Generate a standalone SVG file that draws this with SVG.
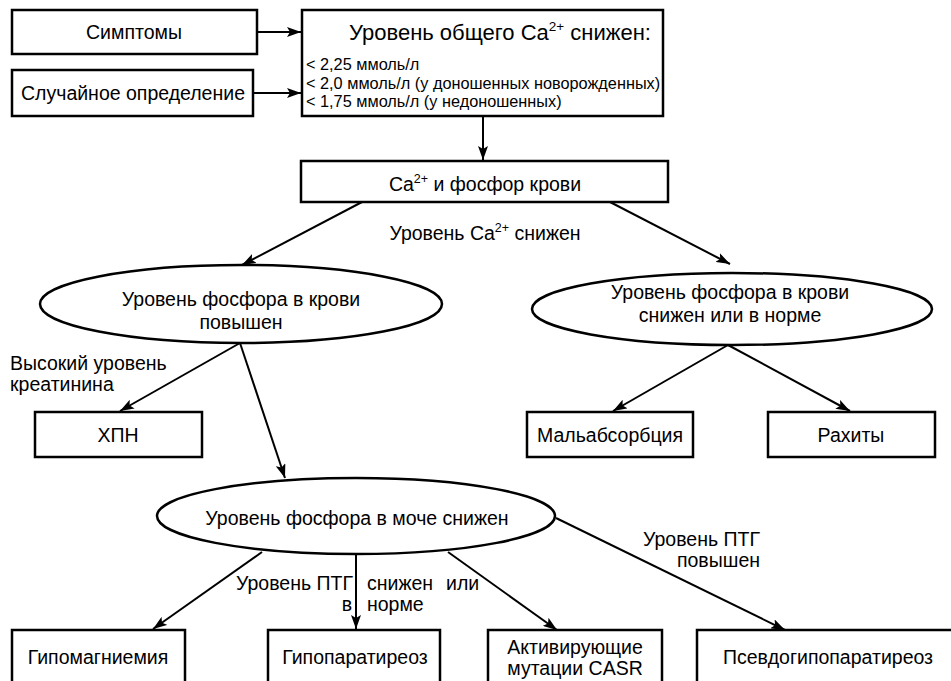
<svg xmlns="http://www.w3.org/2000/svg" width="951" height="681" viewBox="0 0 951 681">
<defs>
<marker id="ah" viewBox="0 0 14 10" refX="14" refY="5" markerWidth="14" markerHeight="10" markerUnits="userSpaceOnUse" orient="auto">
<path d="M0,0 L14,5 L0,10 L3,5 Z" fill="#000"/>
</marker>
</defs>
<style>
.box{fill:#fff;stroke:#000;stroke-width:2.5}
.t{font-family:"Liberation Sans",Arial,sans-serif;font-size:19.5px;fill:#000}
.c{text-anchor:middle}
.e{text-anchor:end}
.ti{font-size:22px}
.s{font-family:"Liberation Sans",Arial,sans-serif;font-size:16.3px;fill:#000}
.ar{stroke:#000;stroke-width:2;fill:none;marker-end:url(#ah)}
</style>
<rect width="951" height="681" fill="#fff"/>
<g id="connectors">
<line class="ar" x1="257" y1="32" x2="301" y2="32"/>
<line class="ar" x1="253" y1="93" x2="301" y2="93"/>
<line class="ar" x1="483" y1="116" x2="483" y2="160"/>
<line class="ar" x1="362" y1="202" x2="242" y2="265"/>
<line class="ar" x1="610" y1="202" x2="730" y2="264"/>
<line class="ar" x1="240" y1="343" x2="120" y2="411"/>
<line class="ar" x1="240" y1="343" x2="285" y2="478"/>
<line class="ar" x1="728" y1="345" x2="613" y2="411"/>
<line class="ar" x1="728" y1="345" x2="850" y2="411"/>
<line class="ar" x1="262" y1="552" x2="153" y2="629"/>
<line class="ar" x1="356" y1="554" x2="356" y2="629"/>
<line class="ar" x1="448" y1="552" x2="557" y2="630"/>
<line class="ar" x1="556" y1="518" x2="785" y2="630"/>
</g>
<g id="labels">
<text class="t c" x="485" y="240">Уровень Ca<tspan dy="-8" font-size="12.5">2+</tspan><tspan dy="8"> снижен</tspan></text>
<text class="t" x="10" y="370">Высокий уровень</text>
<text class="t" x="10" y="391">креатинина</text>
<text class="t e" x="353" y="590">Уровень ПТГ</text>
<text class="t" x="367" y="590">снижен</text>
<text class="t" x="446" y="590">или</text>
<text class="t e" x="352" y="611">в</text>
<text class="t" x="367" y="611">норме</text>
<text class="t e" x="760" y="546">Уровень ПТГ</text>
<text class="t e" x="760" y="567">повышен</text>
</g>
<g id="symptoms">
<rect class="box" x="12" y="10" width="245" height="44"/>
<text class="t c" x="134" y="39">Симптомы</text>
</g>
<g id="random">
<rect class="box" x="12" y="70" width="241" height="46"/>
<text class="t c" x="133" y="100">Случайное определение</text>
</g>
<g id="total-ca">
<rect class="box" x="302" y="10" width="361" height="106"/>
<text class="t c ti" x="500" y="40">Уровень общего Ca<tspan dy="-9" font-size="13.5">2+</tspan><tspan dy="9"> снижен:</tspan></text>
<text class="s" x="306" y="70">&lt; 2,25 ммоль/л</text>
<text class="s" x="306" y="89">&lt; 2,0 ммоль/л (у доношенных новорожденных)</text>
<text class="s" x="306" y="107">&lt; 1,75 ммоль/л (у недоношенных)</text>
</g>
<g id="ca-phos">
<rect class="box" x="301" y="161" width="367" height="41"/>
<text class="t c" x="485" y="191">Ca<tspan dy="-8" font-size="12.5">2+</tspan><tspan dy="8"> и фосфор крови</tspan></text>
</g>
<g id="phos-high">
<ellipse class="box" cx="241" cy="304" rx="201" ry="39"/>
<text class="t c" x="241" y="306">Уровень фосфора в крови</text>
<text class="t c" x="241" y="329">повышен</text>
</g>
<g id="phos-low">
<ellipse class="box" cx="732" cy="309" rx="200" ry="36"/>
<text class="t c" x="730" y="299">Уровень фосфора в крови</text>
<text class="t c" x="730" y="322">снижен или в норме</text>
</g>
<g id="hpn">
<rect class="box" x="35" y="412" width="167" height="45"/>
<text class="t c" x="118" y="442">ХПН</text>
</g>
<g id="malabs">
<rect class="box" x="527" y="412" width="166" height="45"/>
<text class="t c" x="610" y="442">Мальабсорбция</text>
</g>
<g id="rickets">
<rect class="box" x="768" y="412" width="167" height="45"/>
<text class="t c" x="851" y="442">Рахиты</text>
</g>
<g id="urine-phos">
<ellipse class="box" cx="356" cy="516" rx="199" ry="38"/>
<text class="t c" x="357" y="525">Уровень фосфора в моче снижен</text>
</g>
<g id="hypomag">
<rect class="box" x="12" y="630" width="173" height="65"/>
<text class="t c" x="98" y="664">Гипомагниемия</text>
</g>
<g id="hypopara">
<rect class="box" x="268" y="630" width="172" height="65"/>
<text class="t c" x="355" y="664">Гипопаратиреоз</text>
</g>
<g id="casr">
<rect class="box" x="488" y="630" width="174" height="65"/>
<text class="t c" x="575" y="654">Активирующие</text>
<text class="t c" x="575" y="675">мутации CASR</text>
</g>
<g id="pseudo">
<rect class="box" x="697" y="630" width="270" height="65"/>
<text class="t c" x="828" y="664">Псевдогипопаратиреоз</text>
</g>
</svg>
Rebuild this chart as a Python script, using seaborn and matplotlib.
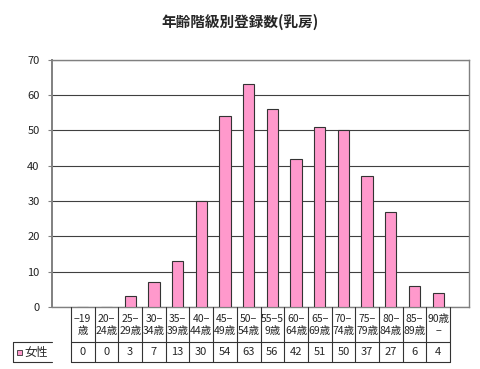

[Short task]: Find all lines holding the string "this" and copy them.

[Output]:
Generate a standalone SVG file that draws this with SVG.
Rebuild this chart as a Python script, using seaborn and matplotlib.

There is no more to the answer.